Right now, only 3.1 percent of Minnesota's electricity generation comes from solar arrays. But as recently as 2015, that number was only 0.005 percent, meaning in five years the amount grew by a factor of 620.
Louise Miltich, planning director for Energy Environmental Review and Analysis at the Minnesota Department of Commerce, said, "Our group is preparing to see a lot more large solar projects coming in the door."
Peter Teigland, a policy associate with Minnesota Solar Energy Industries Association, said the growth is like a snowball rolling down the hill, picking up speed and power along the way.
For example, as more and more solar systems are purchased, the cost of producing solar panels will decline, he said.

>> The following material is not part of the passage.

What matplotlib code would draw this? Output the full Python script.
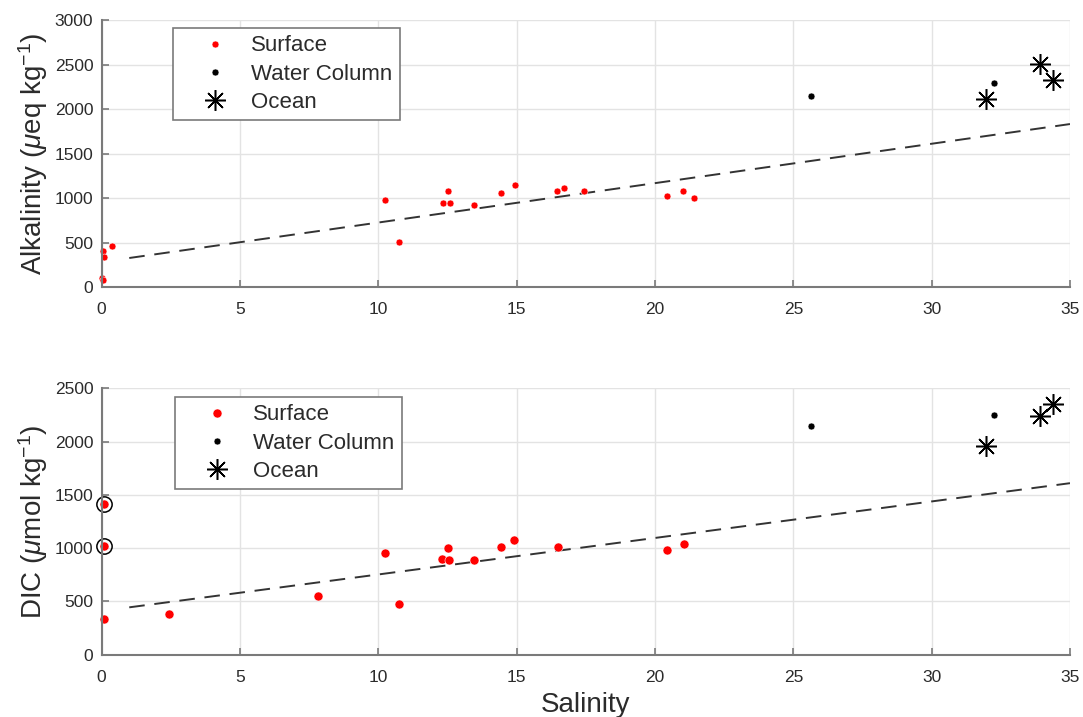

That makes solar energy even more affordable, meaning more can be purchased, driving the cost down again and again.
Teigland said cost and good policy are big factors behind the explosion of solar energy in Minnesota.
Policies include the community solar garden legislation passed in 2013 that allowed communal solar systems not directly attached to a home to sell their power back to a utility at a dollar-for-dollar rate, meaning people investing in solar arrays could see offsets on their utility bills.
As for cost, the increased efficiency of solar panels means that for a similar investment, arrays are pumping out more juice, making them more profitable for investors.
Solar, which is an example of distributive power generation, meaning lots of small power generation sites rather than one big one like a coal plant, also helps power companies financially, he said. Distributive generation means less loss of power through heating of power lines over long transmission routes. This means lines wear out more slowly, leading to less maintenance, he added.
Finally, Teigland said, there are some communal aspects of the solar boom.
"Solar is kind of contagious," he said. "When your neighbors see solar on your roof, they ask questions about it."